Task prompt:
Examine the entries and show every line in which the word "script" is found.

Data section:
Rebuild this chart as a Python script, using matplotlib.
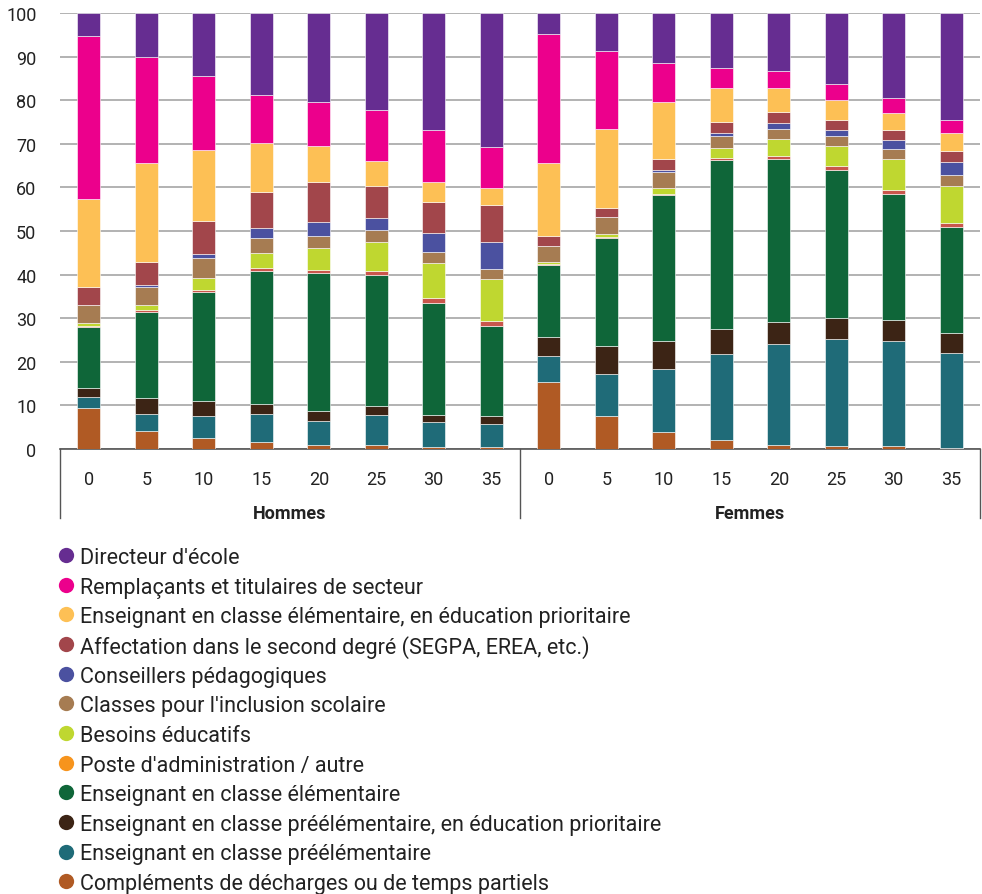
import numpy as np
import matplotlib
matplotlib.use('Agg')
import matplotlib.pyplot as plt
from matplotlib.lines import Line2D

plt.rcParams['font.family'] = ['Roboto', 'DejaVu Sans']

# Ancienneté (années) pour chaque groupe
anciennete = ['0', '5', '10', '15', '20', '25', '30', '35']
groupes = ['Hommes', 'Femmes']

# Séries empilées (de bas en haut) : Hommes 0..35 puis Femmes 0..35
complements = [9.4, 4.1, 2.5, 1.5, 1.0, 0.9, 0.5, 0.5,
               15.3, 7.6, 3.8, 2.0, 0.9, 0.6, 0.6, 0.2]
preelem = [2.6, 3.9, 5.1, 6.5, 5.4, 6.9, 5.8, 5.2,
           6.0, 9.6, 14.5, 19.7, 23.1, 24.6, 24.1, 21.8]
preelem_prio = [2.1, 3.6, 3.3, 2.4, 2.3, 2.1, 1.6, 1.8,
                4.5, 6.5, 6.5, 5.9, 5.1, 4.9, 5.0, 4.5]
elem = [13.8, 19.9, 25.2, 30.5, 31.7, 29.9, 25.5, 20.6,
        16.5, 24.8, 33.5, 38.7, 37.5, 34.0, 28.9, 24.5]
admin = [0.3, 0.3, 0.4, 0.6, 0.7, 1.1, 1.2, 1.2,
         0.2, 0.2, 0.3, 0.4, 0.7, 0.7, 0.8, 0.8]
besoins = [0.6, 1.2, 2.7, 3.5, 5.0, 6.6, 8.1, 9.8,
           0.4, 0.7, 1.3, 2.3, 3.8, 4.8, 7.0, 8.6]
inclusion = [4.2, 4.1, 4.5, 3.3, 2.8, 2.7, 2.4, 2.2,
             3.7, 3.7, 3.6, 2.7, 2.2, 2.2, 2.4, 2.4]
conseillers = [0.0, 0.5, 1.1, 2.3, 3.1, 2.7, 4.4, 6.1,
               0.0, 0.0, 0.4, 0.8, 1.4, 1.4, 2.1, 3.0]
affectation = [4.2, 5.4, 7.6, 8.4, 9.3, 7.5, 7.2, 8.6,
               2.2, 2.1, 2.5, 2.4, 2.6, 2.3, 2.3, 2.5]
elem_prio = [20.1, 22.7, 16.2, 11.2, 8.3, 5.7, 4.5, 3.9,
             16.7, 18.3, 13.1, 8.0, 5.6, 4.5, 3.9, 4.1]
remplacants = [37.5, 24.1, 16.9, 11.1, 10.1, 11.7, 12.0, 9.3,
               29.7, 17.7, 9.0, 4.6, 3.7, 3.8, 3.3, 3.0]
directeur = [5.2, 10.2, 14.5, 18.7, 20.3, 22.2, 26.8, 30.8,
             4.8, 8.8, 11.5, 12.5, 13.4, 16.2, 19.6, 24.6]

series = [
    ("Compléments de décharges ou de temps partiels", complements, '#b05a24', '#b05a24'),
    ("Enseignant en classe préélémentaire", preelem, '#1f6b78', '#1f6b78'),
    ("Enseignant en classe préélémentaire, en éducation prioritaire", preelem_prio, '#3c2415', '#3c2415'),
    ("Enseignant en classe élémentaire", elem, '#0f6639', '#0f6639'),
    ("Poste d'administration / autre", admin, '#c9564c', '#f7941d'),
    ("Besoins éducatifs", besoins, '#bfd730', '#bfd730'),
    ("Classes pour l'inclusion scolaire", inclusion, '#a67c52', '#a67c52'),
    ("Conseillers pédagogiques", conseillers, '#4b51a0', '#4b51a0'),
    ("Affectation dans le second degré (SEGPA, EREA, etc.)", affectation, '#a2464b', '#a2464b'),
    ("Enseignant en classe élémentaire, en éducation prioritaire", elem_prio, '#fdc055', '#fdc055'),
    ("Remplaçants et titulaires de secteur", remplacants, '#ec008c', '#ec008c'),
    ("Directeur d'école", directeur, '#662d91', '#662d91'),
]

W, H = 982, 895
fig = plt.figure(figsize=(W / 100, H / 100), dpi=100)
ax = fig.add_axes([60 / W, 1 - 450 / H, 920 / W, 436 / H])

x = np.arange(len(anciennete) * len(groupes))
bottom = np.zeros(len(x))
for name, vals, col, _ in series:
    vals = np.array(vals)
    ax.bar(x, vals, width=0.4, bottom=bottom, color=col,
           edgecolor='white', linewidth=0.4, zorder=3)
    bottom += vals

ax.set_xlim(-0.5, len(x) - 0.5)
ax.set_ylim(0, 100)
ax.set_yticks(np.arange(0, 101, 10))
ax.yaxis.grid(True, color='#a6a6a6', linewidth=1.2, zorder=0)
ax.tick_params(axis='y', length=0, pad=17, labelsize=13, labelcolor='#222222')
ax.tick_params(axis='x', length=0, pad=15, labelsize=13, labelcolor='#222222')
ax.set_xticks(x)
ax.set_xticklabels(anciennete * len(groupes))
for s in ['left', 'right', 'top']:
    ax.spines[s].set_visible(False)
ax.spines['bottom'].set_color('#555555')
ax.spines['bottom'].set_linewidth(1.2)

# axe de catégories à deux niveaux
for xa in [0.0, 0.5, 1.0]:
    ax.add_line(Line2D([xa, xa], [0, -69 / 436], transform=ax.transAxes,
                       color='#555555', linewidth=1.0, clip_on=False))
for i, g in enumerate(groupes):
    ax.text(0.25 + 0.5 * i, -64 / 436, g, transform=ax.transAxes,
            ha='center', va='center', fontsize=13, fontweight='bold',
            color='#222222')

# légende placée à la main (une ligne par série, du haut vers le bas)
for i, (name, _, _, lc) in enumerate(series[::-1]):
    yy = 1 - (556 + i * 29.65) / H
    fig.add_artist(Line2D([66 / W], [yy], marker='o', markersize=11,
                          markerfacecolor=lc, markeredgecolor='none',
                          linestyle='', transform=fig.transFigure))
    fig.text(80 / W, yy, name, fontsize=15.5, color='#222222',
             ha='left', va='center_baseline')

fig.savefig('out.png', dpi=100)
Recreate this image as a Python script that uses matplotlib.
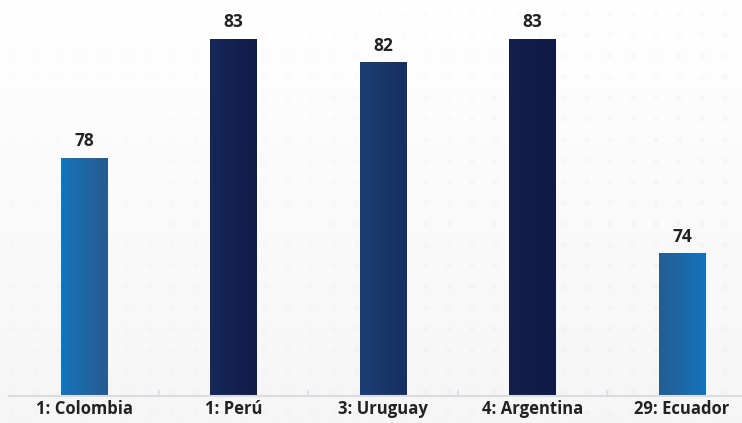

Complete answer:
Rebuild this chart as a Python script, using matplotlib.
Recreate this image as a Python script that uses matplotlib.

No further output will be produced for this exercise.